[Start]

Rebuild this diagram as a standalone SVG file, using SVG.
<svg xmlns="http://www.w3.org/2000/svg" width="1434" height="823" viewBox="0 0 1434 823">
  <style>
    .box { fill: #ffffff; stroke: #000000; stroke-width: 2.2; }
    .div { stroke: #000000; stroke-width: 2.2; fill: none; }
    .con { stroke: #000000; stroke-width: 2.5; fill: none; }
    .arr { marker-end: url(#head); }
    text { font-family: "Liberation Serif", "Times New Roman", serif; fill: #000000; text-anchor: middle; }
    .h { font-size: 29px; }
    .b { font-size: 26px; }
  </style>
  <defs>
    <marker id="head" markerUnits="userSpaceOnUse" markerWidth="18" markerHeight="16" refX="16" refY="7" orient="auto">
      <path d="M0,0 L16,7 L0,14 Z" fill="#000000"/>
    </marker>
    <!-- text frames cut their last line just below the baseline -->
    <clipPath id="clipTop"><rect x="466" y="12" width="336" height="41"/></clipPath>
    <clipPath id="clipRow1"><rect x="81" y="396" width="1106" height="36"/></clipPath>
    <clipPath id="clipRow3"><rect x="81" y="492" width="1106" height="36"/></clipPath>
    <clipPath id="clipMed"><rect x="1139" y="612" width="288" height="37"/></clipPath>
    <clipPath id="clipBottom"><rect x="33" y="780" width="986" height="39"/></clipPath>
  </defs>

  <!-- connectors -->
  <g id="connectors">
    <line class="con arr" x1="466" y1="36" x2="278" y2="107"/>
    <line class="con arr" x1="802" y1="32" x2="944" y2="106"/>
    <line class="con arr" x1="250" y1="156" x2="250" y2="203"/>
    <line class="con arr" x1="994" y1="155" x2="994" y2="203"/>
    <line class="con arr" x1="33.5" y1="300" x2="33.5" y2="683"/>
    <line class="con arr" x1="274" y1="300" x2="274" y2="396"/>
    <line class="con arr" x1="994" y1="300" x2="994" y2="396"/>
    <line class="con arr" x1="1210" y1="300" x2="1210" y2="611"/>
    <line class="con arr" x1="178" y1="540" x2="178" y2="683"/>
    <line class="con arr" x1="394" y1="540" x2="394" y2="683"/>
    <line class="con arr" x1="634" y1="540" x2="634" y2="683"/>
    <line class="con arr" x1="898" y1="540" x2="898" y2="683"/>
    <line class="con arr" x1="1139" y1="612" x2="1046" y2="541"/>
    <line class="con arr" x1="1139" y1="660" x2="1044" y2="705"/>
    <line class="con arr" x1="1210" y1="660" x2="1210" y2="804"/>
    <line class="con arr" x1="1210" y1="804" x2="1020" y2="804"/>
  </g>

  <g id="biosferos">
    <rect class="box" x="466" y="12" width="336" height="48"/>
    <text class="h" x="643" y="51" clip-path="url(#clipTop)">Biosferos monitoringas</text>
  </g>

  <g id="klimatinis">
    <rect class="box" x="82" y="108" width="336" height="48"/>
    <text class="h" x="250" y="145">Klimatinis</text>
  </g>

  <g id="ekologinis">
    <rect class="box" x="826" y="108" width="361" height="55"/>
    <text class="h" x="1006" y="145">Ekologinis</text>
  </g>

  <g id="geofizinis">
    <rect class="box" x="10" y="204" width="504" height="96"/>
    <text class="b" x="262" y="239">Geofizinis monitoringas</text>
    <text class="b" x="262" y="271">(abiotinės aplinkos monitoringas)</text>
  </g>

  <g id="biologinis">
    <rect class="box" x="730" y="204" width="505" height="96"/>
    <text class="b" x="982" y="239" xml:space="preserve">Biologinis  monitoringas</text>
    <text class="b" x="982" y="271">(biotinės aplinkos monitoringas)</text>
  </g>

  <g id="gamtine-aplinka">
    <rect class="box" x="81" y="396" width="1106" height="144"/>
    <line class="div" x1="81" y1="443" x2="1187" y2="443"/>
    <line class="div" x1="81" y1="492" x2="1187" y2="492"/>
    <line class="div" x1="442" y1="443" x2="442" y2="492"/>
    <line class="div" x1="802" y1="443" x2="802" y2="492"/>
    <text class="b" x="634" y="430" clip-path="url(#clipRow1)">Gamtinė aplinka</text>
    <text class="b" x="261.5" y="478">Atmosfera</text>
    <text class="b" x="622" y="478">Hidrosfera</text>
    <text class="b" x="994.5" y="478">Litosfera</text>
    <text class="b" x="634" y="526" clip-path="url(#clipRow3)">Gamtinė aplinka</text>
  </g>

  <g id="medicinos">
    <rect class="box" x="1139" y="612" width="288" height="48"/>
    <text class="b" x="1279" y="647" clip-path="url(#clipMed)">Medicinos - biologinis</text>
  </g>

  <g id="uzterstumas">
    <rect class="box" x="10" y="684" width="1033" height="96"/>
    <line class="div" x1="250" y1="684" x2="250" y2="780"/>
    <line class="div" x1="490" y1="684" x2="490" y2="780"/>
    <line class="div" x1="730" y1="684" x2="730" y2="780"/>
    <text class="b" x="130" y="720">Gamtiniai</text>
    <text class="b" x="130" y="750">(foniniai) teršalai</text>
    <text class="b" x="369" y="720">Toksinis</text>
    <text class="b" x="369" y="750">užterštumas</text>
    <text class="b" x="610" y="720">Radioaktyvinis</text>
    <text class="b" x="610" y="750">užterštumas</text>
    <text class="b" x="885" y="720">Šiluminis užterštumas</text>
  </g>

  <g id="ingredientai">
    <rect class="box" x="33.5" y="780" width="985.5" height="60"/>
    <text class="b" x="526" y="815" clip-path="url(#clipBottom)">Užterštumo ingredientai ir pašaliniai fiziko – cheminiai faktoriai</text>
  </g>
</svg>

[End]

> **Exercise requirements**:
Repeat back the data above, exact to the last character.

> **Task answer**:
Rebuild this diagram as a standalone SVG file, using SVG.
<svg xmlns="http://www.w3.org/2000/svg" width="1434" height="823" viewBox="0 0 1434 823">
  <style>
    .box { fill: #ffffff; stroke: #000000; stroke-width: 2.2; }
    .div { stroke: #000000; stroke-width: 2.2; fill: none; }
    .con { stroke: #000000; stroke-width: 2.5; fill: none; }
    .arr { marker-end: url(#head); }
    text { font-family: "Liberation Serif", "Times New Roman", serif; fill: #000000; text-anchor: middle; }
    .h { font-size: 29px; }
    .b { font-size: 26px; }
  </style>
  <defs>
    <marker id="head" markerUnits="userSpaceOnUse" markerWidth="18" markerHeight="16" refX="16" refY="7" orient="auto">
      <path d="M0,0 L16,7 L0,14 Z" fill="#000000"/>
    </marker>
    <!-- text frames cut their last line just below the baseline -->
    <clipPath id="clipTop"><rect x="466" y="12" width="336" height="41"/></clipPath>
    <clipPath id="clipRow1"><rect x="81" y="396" width="1106" height="36"/></clipPath>
    <clipPath id="clipRow3"><rect x="81" y="492" width="1106" height="36"/></clipPath>
    <clipPath id="clipMed"><rect x="1139" y="612" width="288" height="37"/></clipPath>
    <clipPath id="clipBottom"><rect x="33" y="780" width="986" height="39"/></clipPath>
  </defs>

  <!-- connectors -->
  <g id="connectors">
    <line class="con arr" x1="466" y1="36" x2="278" y2="107"/>
    <line class="con arr" x1="802" y1="32" x2="944" y2="106"/>
    <line class="con arr" x1="250" y1="156" x2="250" y2="203"/>
    <line class="con arr" x1="994" y1="155" x2="994" y2="203"/>
    <line class="con arr" x1="33.5" y1="300" x2="33.5" y2="683"/>
    <line class="con arr" x1="274" y1="300" x2="274" y2="396"/>
    <line class="con arr" x1="994" y1="300" x2="994" y2="396"/>
    <line class="con arr" x1="1210" y1="300" x2="1210" y2="611"/>
    <line class="con arr" x1="178" y1="540" x2="178" y2="683"/>
    <line class="con arr" x1="394" y1="540" x2="394" y2="683"/>
    <line class="con arr" x1="634" y1="540" x2="634" y2="683"/>
    <line class="con arr" x1="898" y1="540" x2="898" y2="683"/>
    <line class="con arr" x1="1139" y1="612" x2="1046" y2="541"/>
    <line class="con arr" x1="1139" y1="660" x2="1044" y2="705"/>
    <line class="con arr" x1="1210" y1="660" x2="1210" y2="804"/>
    <line class="con arr" x1="1210" y1="804" x2="1020" y2="804"/>
  </g>

  <g id="biosferos">
    <rect class="box" x="466" y="12" width="336" height="48"/>
    <text class="h" x="643" y="51" clip-path="url(#clipTop)">Biosferos monitoringas</text>
  </g>

  <g id="klimatinis">
    <rect class="box" x="82" y="108" width="336" height="48"/>
    <text class="h" x="250" y="145">Klimatinis</text>
  </g>

  <g id="ekologinis">
    <rect class="box" x="826" y="108" width="361" height="55"/>
    <text class="h" x="1006" y="145">Ekologinis</text>
  </g>

  <g id="geofizinis">
    <rect class="box" x="10" y="204" width="504" height="96"/>
    <text class="b" x="262" y="239">Geofizinis monitoringas</text>
    <text class="b" x="262" y="271">(abiotinės aplinkos monitoringas)</text>
  </g>

  <g id="biologinis">
    <rect class="box" x="730" y="204" width="505" height="96"/>
    <text class="b" x="982" y="239" xml:space="preserve">Biologinis  monitoringas</text>
    <text class="b" x="982" y="271">(biotinės aplinkos monitoringas)</text>
  </g>

  <g id="gamtine-aplinka">
    <rect class="box" x="81" y="396" width="1106" height="144"/>
    <line class="div" x1="81" y1="443" x2="1187" y2="443"/>
    <line class="div" x1="81" y1="492" x2="1187" y2="492"/>
    <line class="div" x1="442" y1="443" x2="442" y2="492"/>
    <line class="div" x1="802" y1="443" x2="802" y2="492"/>
    <text class="b" x="634" y="430" clip-path="url(#clipRow1)">Gamtinė aplinka</text>
    <text class="b" x="261.5" y="478">Atmosfera</text>
    <text class="b" x="622" y="478">Hidrosfera</text>
    <text class="b" x="994.5" y="478">Litosfera</text>
    <text class="b" x="634" y="526" clip-path="url(#clipRow3)">Gamtinė aplinka</text>
  </g>

  <g id="medicinos">
    <rect class="box" x="1139" y="612" width="288" height="48"/>
    <text class="b" x="1279" y="647" clip-path="url(#clipMed)">Medicinos - biologinis</text>
  </g>

  <g id="uzterstumas">
    <rect class="box" x="10" y="684" width="1033" height="96"/>
    <line class="div" x1="250" y1="684" x2="250" y2="780"/>
    <line class="div" x1="490" y1="684" x2="490" y2="780"/>
    <line class="div" x1="730" y1="684" x2="730" y2="780"/>
    <text class="b" x="130" y="720">Gamtiniai</text>
    <text class="b" x="130" y="750">(foniniai) teršalai</text>
    <text class="b" x="369" y="720">Toksinis</text>
    <text class="b" x="369" y="750">užterštumas</text>
    <text class="b" x="610" y="720">Radioaktyvinis</text>
    <text class="b" x="610" y="750">užterštumas</text>
    <text class="b" x="885" y="720">Šiluminis užterštumas</text>
  </g>

  <g id="ingredientai">
    <rect class="box" x="33.5" y="780" width="985.5" height="60"/>
    <text class="b" x="526" y="815" clip-path="url(#clipBottom)">Užterštumo ingredientai ir pašaliniai fiziko – cheminiai faktoriai</text>
  </g>
</svg>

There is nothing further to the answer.